If my U.S. supplier switches from Brazilian steel to Mexican steel, do I need to refile my CAD?
No. Your original CAD reflects the origin claim at time of import. If the supplier changes inputs after your shipment cleared, that affects future shipments only. You should ask the U.S. exporter for an updated CUSMA certificate before your next [CAD filing](/en/services/brokerage/) to avoid claiming a preference you no longer qualify for.
What happens if CBSA denies my CUSMA claim after verification?
CBSA will re-assess the entry at MFN duty rates under Customs Act section 59, issue a Notice of Re-determination (Form B2), and demand payment within 30 days. Interest accrues from the original release date at the [Bank of Canada average rate](https://www.bankofcanada.ca/) plus 6 percentage points per Customs Act section 33.6.

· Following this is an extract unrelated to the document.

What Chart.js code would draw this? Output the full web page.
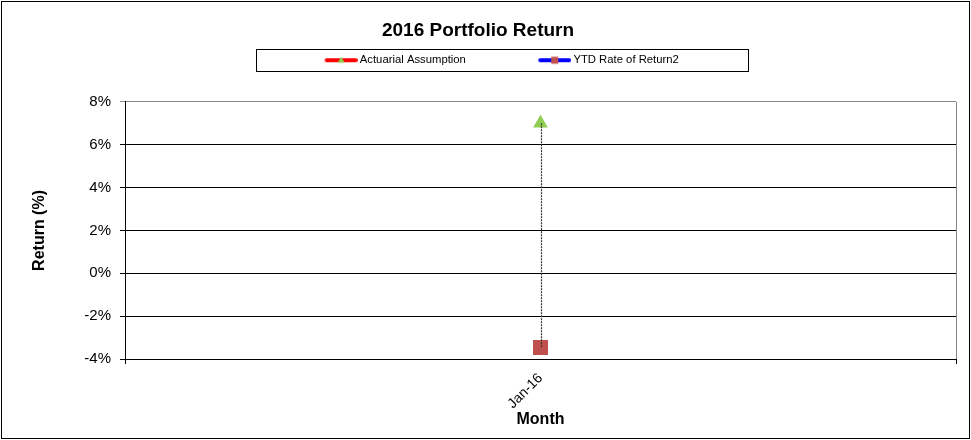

Can I defer the decision on CUSMA origin and claim it later?
Yes. File your CAD at MFN rates, pay the higher duty, and obtain release. You have four years from the date of accounting to file a CARM Portal adjustment request with supporting origin documentation under Customs Act section 74. This is safer than filing a false CUSMA claim you cannot defend.
Do Brazilian goods imported directly into Canada face the proposed U.S. tariff?
No. The proposed 25% U.S. tariff applies only to goods entering U.S. commerce. Canadian importers bringing Brazilian goods directly into Canada pay Canadian MFN duty rates or preferential rates under bilateral agreements. Check the [Canadian Customs Tariff](https://www.cbsa-asfc.gc.ca/) for current HS 6-digit rates.
Should I audit my CUSMA origin claims now or wait until CBSA requests verification?
Audit now. A proactive [compliance review](/en/services/compliance/) catches invalid claims before CBSA does. If you discover an error, you can voluntarily correct past entries under the Voluntary Disclosures Program and avoid AMPS penalties, which start at CAD 400 per contravention under the Master Penalty Document.